**WORK INSTRUCTIONS:**
Quote word for word the lines below, beginning with the first and ending with the one that has "from bokeh.resources import INLINE". Drop the pictures.

**COLLECTED DATA:**
====
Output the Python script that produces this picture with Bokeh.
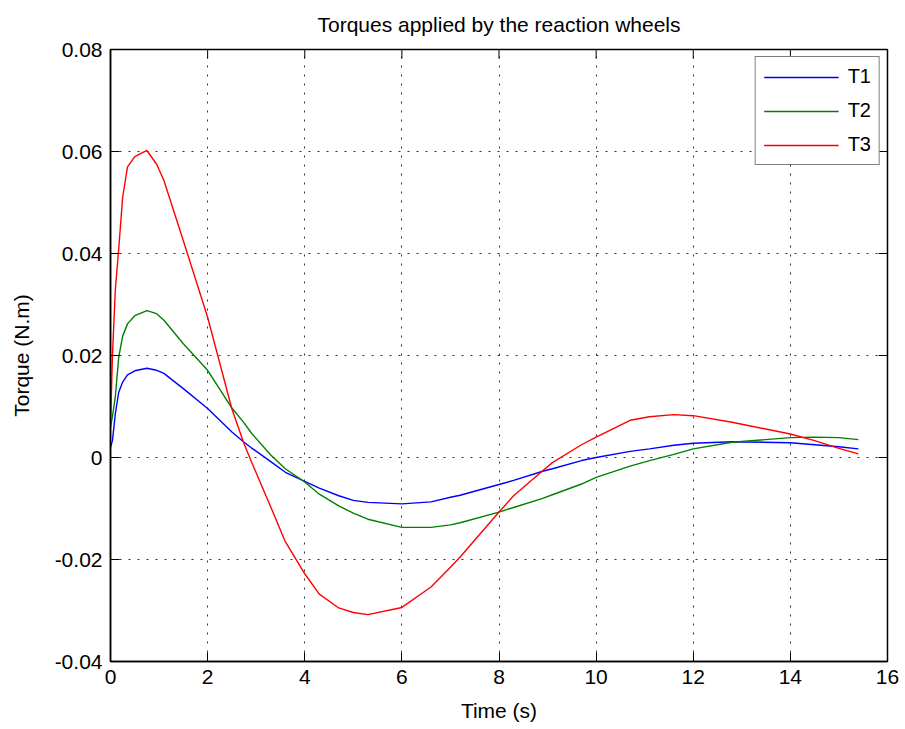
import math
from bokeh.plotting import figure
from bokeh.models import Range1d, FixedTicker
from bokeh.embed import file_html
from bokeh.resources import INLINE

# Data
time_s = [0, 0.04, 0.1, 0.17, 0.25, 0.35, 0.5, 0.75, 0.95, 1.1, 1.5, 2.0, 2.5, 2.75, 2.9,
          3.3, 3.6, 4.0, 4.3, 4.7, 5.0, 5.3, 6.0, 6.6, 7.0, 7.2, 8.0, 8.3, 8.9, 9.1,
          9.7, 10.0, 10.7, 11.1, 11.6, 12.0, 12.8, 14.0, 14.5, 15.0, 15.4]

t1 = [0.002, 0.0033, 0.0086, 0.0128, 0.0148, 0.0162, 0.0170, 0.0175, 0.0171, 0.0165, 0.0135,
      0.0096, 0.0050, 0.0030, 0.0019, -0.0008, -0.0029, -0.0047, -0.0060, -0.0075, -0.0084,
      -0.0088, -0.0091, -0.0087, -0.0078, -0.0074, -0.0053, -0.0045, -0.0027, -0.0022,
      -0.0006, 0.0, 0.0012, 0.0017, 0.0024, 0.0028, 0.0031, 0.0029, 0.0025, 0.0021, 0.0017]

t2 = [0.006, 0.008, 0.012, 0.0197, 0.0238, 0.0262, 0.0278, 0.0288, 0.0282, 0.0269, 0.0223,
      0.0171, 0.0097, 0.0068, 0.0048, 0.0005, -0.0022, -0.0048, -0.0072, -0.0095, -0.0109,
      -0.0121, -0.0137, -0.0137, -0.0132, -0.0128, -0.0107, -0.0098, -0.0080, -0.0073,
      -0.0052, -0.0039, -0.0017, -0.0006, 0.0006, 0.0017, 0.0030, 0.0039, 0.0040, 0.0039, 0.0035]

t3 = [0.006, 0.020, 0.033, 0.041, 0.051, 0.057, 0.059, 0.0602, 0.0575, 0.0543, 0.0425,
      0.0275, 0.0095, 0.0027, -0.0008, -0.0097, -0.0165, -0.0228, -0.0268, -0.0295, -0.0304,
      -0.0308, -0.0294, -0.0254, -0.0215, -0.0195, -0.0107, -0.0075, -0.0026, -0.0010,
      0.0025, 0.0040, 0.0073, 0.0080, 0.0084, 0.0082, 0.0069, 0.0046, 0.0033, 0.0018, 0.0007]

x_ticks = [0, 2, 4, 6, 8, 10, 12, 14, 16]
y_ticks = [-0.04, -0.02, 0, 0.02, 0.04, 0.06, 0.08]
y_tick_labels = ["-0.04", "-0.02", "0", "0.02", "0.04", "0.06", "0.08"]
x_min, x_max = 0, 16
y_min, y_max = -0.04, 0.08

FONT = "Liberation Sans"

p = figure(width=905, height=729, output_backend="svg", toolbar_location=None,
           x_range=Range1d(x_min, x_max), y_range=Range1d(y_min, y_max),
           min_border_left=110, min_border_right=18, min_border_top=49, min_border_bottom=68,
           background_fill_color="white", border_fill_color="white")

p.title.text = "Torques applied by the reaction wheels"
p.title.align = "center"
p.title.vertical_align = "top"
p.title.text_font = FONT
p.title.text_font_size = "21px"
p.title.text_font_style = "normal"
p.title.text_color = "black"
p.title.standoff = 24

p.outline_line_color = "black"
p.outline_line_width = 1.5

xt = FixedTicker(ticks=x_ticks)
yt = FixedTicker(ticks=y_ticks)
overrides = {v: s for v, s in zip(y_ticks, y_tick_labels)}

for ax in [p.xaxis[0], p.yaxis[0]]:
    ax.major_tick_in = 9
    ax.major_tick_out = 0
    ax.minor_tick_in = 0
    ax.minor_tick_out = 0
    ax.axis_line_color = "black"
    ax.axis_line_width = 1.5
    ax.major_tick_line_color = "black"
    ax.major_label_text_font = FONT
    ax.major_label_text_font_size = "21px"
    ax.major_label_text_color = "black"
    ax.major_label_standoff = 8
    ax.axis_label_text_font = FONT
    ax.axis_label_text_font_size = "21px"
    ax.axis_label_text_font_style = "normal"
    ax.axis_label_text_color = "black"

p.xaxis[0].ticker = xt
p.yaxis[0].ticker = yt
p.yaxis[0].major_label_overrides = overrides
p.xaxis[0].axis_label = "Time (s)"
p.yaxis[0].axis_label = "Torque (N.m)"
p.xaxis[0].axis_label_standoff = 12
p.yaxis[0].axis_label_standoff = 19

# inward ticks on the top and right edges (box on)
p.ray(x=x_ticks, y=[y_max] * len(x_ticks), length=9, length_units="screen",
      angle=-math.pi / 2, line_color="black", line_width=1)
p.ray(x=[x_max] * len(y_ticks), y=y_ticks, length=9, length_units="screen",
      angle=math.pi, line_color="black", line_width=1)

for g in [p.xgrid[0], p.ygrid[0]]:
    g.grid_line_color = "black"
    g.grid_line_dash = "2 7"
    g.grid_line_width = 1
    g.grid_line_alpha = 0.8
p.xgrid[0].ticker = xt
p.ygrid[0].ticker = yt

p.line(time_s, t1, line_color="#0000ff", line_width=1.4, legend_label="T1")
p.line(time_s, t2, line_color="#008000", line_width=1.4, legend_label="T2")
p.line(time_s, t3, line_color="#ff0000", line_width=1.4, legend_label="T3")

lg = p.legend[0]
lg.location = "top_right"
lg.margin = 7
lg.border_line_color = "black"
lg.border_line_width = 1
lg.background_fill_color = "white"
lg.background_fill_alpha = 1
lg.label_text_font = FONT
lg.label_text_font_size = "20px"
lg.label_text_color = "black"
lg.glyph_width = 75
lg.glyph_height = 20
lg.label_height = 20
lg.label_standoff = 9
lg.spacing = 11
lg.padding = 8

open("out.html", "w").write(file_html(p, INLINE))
====
**ANSWER TO THIS PROBLEM:**
Output the Python script that produces this picture with Bokeh.
import math
from bokeh.plotting import figure
from bokeh.models import Range1d, FixedTicker
from bokeh.embed import file_html
from bokeh.resources import INLINE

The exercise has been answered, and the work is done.